## begin Information supplied
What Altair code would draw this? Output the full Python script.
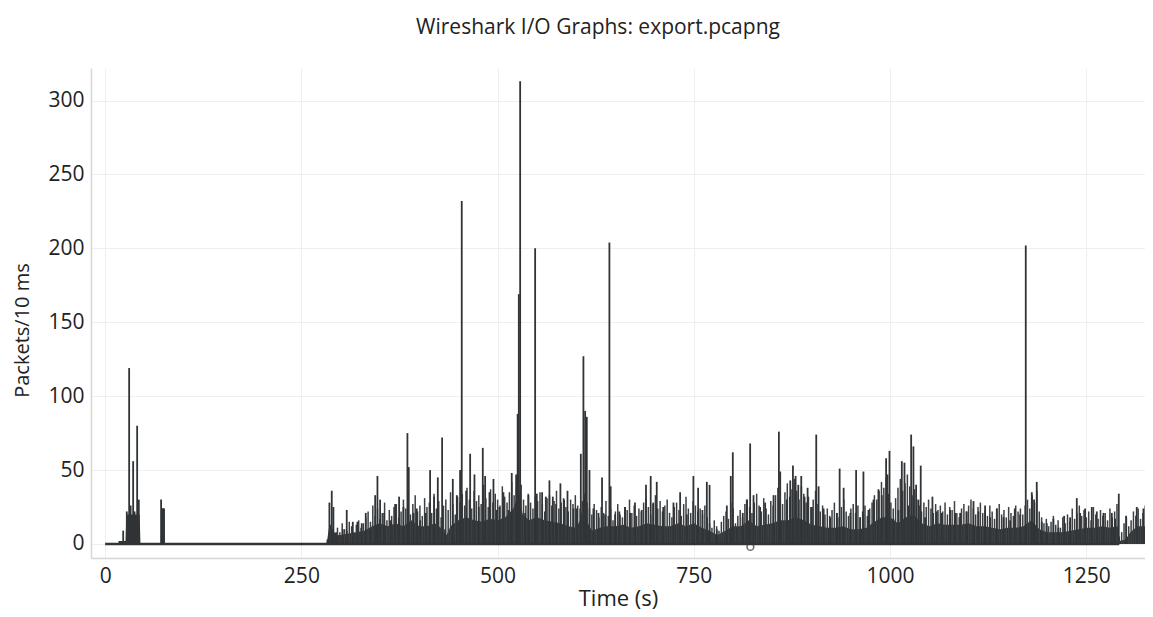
import altair as alt
import pandas as pd

# ---- data ----
spike_t = [20, 23, 27.6, 30.6, 32.5, 35.7, 37.5, 40.8, 42.9, 71.3, 73.5, 75,
           283.2, 285.7, 288.7, 290.8, 294.2, 297.2, 302.7, 307.8, 315.5, 321.4, 326.9, 332.0,
           337.6, 344.0, 346.9, 350.3, 355.4, 363.9, 369.4, 374.5, 380.0, 385.1, 386.8, 392.8,
           397.0, 401.3, 408.5, 414.0, 419.1, 423.8, 429.3, 433.1, 442.9, 448.0, 452.2, 454.3,
           459.9, 465.0, 470.5, 476.0, 481.1, 484.1, 489.6, 494.7, 499.0, 502.3, 507.4, 513.8,
           518.0, 523.6, 525.5, 527.0, 528.7, 535.0, 539.3, 547.8, 549.9, 556.7, 561.4, 566.0,
           570.3, 574.5, 580.0, 584.7, 589.0, 596.6, 600.8,
           606, 609.3, 611.5, 613.6, 617, 622, 628.5, 633, 637, 642.4, 644, 649.7, 655, 662.4,
           668.8, 675, 683.6, 689, 695, 698.3, 702.7, 711, 724, 732.5, 741, 749.4, 755.4, 760.9,
           766.5, 770, 779.2, 792, 797, 799.6, 804.7, 812.3, 817.4, 821.7, 826, 834.4, 840.8,
           851.5, 858.3, 860, 868.5, 872.8, 876.2, 879.6, 883, 886.8, 891, 894.9, 900.4, 905.9,
           908.9, 915.3, 923.8, 932.3, 935.7, 940.8, 949.3,
           956.7, 961.8, 966, 972.4, 978.8, 985.1, 989.4, 994.9, 996.6, 999.2, 1004.2, 1010.6,
           1014.9, 1018.3, 1023.4, 1026.8, 1029.7, 1033.1, 1036.1, 1039, 1044.6, 1053.9, 1059.4,
           1065.8, 1076.4, 1082.8, 1089.2, 1097.7, 1106.2, 1112.5, 1121, 1127.4, 1135.9, 1144.4,
           1152.9, 1158.8, 1165.6, 1172.8, 1180.5, 1183.4, 1186.8, 1193.2, 1199.6, 1208, 1214.4,
           1221.7, 1229.3, 1237.8, 1242, 1248.4, 1256.9, 1263.3, 1271.8, 1282.4, 1286.6, 1291.3,
           1300.6, 1314.2, 1322.7, 1329.1, 1333.3]
spike_v = [2, 9, 22, 119, 26, 56, 22, 80, 30, 30, 24, 24,
           3, 28, 36, 25, 8, 6, 10, 23, 15, 15, 14, 21,
           10, 33, 46, 30, 21, 16, 27, 32, 25, 75, 52, 21,
           24, 16, 21, 50, 32, 45, 72, 10, 44, 33, 50, 232,
           36, 61, 47, 25, 65, 46, 35, 44, 23, 25, 35, 23,
           48, 47, 88, 169, 313, 21, 33, 200, 34, 35, 32, 43,
           32, 27, 41, 30, 36, 24, 24,
           61, 127, 90, 86, 50, 24, 21, 45, 20, 204, 39, 20, 22, 25,
           21, 28, 23, 40, 46, 28, 42, 25, 28, 35, 20, 46, 38, 23,
           42, 40, 10, 26, 46, 62, 10, 21, 30, 68, 33, 25, 28,
           33, 76, 49, 30, 43, 53, 46, 40, 46, 32, 38, 25, 74,
           39, 24, 18, 21, 51, 38, 21,
           50, 18, 49, 23, 30, 37, 33, 58, 47, 63, 17, 23,
           56, 55, 26, 74, 66, 40, 30, 53, 18, 32, 22,
           21, 23, 21, 21, 22, 29, 22, 26, 18, 24, 18,
           16, 24, 20, 202, 35, 30, 42, 15, 14, 17, 11,
           19, 18, 31, 21, 24, 25, 22, 21, 21, 17, 34,
           19, 25, 24, 24, 32]

# thinner lines of the dense band, one every 3 s from 287 s
texture_start = 287
texture_step = 3
texture_v = [12, 9, 7, 11, 8, 14, 10, 9, 15, 12, 8, 13, 16, 11, 14,
             18, 22, 15, 26, 19, 24, 17, 21, 28, 16, 23, 19, 25, 27, 18, 22, 30,
             24, 29, 20, 27, 33, 22, 26, 19, 31, 25, 28, 21, 34, 24, 29, 18, 26, 30, 23, 35, 27, 20, 32,
             28, 34, 26, 38, 30, 24, 36, 29, 33, 27, 40, 31, 25, 37, 28, 34, 30, 26, 39, 32, 28, 35, 42,
             33, 38, 36, 40,
             30, 26, 34, 28, 24, 32, 29, 35, 27, 22, 31, 33, 26, 29, 36, 24, 28, 31, 25, 22, 30, 27, 33,
             26, 24, 29,
             34, 28, 24, 20, 27, 23, 18, 25, 21, 29, 19, 24, 16, 22, 27, 20, 18, 25, 23, 30,
             21, 26, 19, 24, 22, 28, 31, 25, 20, 27, 33, 24, 29, 22, 26, 30, 21, 18, 25, 28,
             23, 19, 27, 32, 24, 21, 29, 26, 22, 24,
             20, 26, 18, 14, 11, 16, 12, 9, 15, 19, 22, 17, 28, 24,
             14, 19, 23, 18, 27, 30, 25, 21, 28, 34, 26, 22, 31, 24, 20, 29, 26, 33, 38, 30,
             27, 35, 41, 32, 37, 44, 36, 30, 39, 34, 28, 32, 25, 30, 36, 27, 22, 26, 20, 24,
             19, 23, 28, 21, 18, 25, 30, 22, 19, 24, 27, 21, 26,
             18, 22, 26, 19, 24, 28, 33, 30, 36, 42, 38, 45, 34, 28, 24, 31, 38, 44, 36, 41,
             47, 39, 33, 37, 30, 26, 22, 28, 25, 30, 24, 21, 27, 23,
             26, 22, 28, 20, 25, 23, 29, 21, 18, 24, 27, 22, 26, 30, 24, 20, 25, 28, 21, 23,
             19, 26, 22, 17, 24, 27, 20, 23, 18, 25, 21, 19, 26, 22, 24, 20,
             26, 30, 24, 33, 28, 36, 22, 18,
             14, 17, 12, 15, 19, 13, 16, 11, 18, 14, 20, 15, 24, 17, 21, 26, 19, 23, 18, 22,
             16, 25, 20, 17, 23, 19, 21, 16, 24, 18, 22, 27,
             5, 8, 14, 18, 12, 16, 22, 19, 24, 17, 21, 26, 20, 23, 28]

# upper edge of the dense dark mass
floor_t = [17, 26, 27, 44, 45, 71, 71.5, 75.5, 76, 282,
           283, 286, 290, 295, 300, 310, 320, 330, 340, 350, 360, 370, 380, 390, 400,
           410, 420, 430, 435, 440, 450, 460, 470, 480, 490, 500, 510, 520, 527, 532,
           540, 550, 560, 570, 580, 590, 600, 605, 610, 615, 620, 630, 640, 650, 660,
           670, 680, 690, 700, 710, 720, 730, 740, 750, 760, 770, 780, 790, 800, 810,
           820, 830, 840, 850, 860, 870, 880, 890, 900, 910, 920, 930, 940, 950, 960,
           970, 980, 990, 1000, 1010, 1020, 1030, 1040, 1050, 1060, 1070, 1080, 1090, 1100,
           1110, 1120, 1130, 1140, 1150, 1160, 1170, 1180, 1190, 1200, 1210, 1220, 1230,
           1240, 1250, 1260, 1270, 1280, 1290, 1292, 1300, 1306, 1315, 1325, 1335]
floor_v = [2, 2, 20, 20, 0, 0, 24, 24, 0, 0,
           3, 14, 10, 5, 6, 7, 8, 9, 12, 14, 12, 14, 12, 16, 12,
           12, 14, 10, 6, 12, 16, 18, 16, 15, 17, 16, 18, 24, 35, 20,
           16, 18, 16, 15, 14, 12, 11, 16, 30, 14, 9, 11, 12, 12, 13,
           11, 12, 14, 13, 12, 12, 14, 12, 14, 11, 9, 6, 9, 12, 12,
           16, 12, 13, 14, 16, 16, 18, 16, 13, 12, 11, 11, 12, 10, 10,
           11, 15, 18, 18, 14, 18, 20, 14, 12, 14, 13, 13, 13, 14,
           12, 12, 11, 10, 11, 11, 12, 16, 10, 8, 8, 8, 9,
           10, 11, 11, 12, 11, 12, 2, 3, 8, 12, 12, 12]

baseline_t = [0, 1292]
baseline_v = [0, 0]

marker_t = [822]
marker_v = [-2]

x_ticks = [0, 250, 500, 750, 1000, 1250]
y_ticks = [0, 50, 100, 150, 200, 250, 300]

INK = "#303437"
INK_LIGHT = "#3c4043"
FONT = "Open Sans"

spikes = pd.DataFrame({"t": spike_t, "v": spike_v})
texture = pd.DataFrame({"v": texture_v})
texture["t"] = texture_start + texture_step * texture.index
floor = pd.DataFrame({"t": floor_t, "v": floor_v})
base = pd.DataFrame({"t": baseline_t, "v": baseline_v})
marker = pd.DataFrame({"t": marker_t, "v": marker_v})

xscale = alt.Scale(domain=[-18, 1324.7], nice=False, zero=False)
yscale = alt.Scale(domain=[-9.5, 322], nice=False, zero=False)

xaxis = alt.Axis(values=x_ticks, format="d", title="Time (s)", grid=True, gridColor="#efefef",
                 domainColor="#d6d6d6", domainWidth=1.5, ticks=False, labelPadding=7,
                 labelFontSize=21, titleFontSize=22, titleFontWeight="normal",
                 labelFont=FONT, titleFont=FONT, labelColor="#222", titleColor="#222",
                 titlePadding=2)
yaxis = alt.Axis(values=y_ticks, format="d", title="Packets/10 ms", grid=True, gridColor="#efefef",
                 domainColor="#d6d6d6", domainWidth=1.5, ticks=False, labelPadding=7,
                 labelFontSize=21, titleFontSize=20, titleFontWeight="normal",
                 labelFont=FONT, titleFont=FONT, labelColor="#222", titleColor="#222",
                 titleX=-69, titleY=262, titleAngle=270, titleAlign="center",
                 titleBaseline="middle")

floor_layer = alt.Chart(floor).mark_area(interpolate="linear", color=INK, clip=True).encode(
    x=alt.X("t:Q", scale=xscale, axis=xaxis),
    y=alt.Y("v:Q", scale=yscale, axis=yaxis),
)

texture_layer = alt.Chart(texture).mark_rule(color=INK_LIGHT, strokeWidth=1.5, clip=True).encode(
    x=alt.X("t:Q", scale=xscale),
    y=alt.Y("v:Q", scale=yscale),
    y2=alt.datum(0),
)

spike_layer = alt.Chart(spikes).mark_rule(color=INK, strokeWidth=1.8, clip=True).encode(
    x=alt.X("t:Q", scale=xscale),
    y=alt.Y("v:Q", scale=yscale),
    y2=alt.datum(0),
)

base_layer = alt.Chart(base).mark_line(color=INK, strokeWidth=2.5, clip=True).encode(
    x=alt.X("t:Q", scale=xscale),
    y=alt.Y("v:Q", scale=yscale),
)

marker_layer = alt.Chart(marker).mark_point(shape="circle", filled=False, color=INK,
                                             size=45, strokeWidth=1.6, clip=True).encode(
    x=alt.X("t:Q", scale=xscale),
    y=alt.Y("v:Q", scale=yscale),
)

chart = alt.layer(floor_layer, texture_layer, base_layer, spike_layer, marker_layer).properties(
    width=1054,
    height=490,
    autosize=alt.AutoSizeParams(type="none"),
    padding={"left": 83, "top": 60, "right": 0, "bottom": 60},
    title=alt.TitleParams("Wireshark I/O Graphs: export.pcapng", fontSize=21,
                          font=FONT, fontWeight="normal", color="#222",
                          anchor="middle", dx=-20, offset=30),
).configure_view(stroke=None)

chart.save("out.html", embed_options={"renderer": "svg", "actions": False})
## end Information supplied
• _What is needed_
Go from the first line of the data above to the line containing "import pandas as pd" and retype exactly those lines, both included, but none of the pictures.

• _Result of the task_
What Altair code would draw this? Output the full Python script.
import altair as alt
import pandas as pd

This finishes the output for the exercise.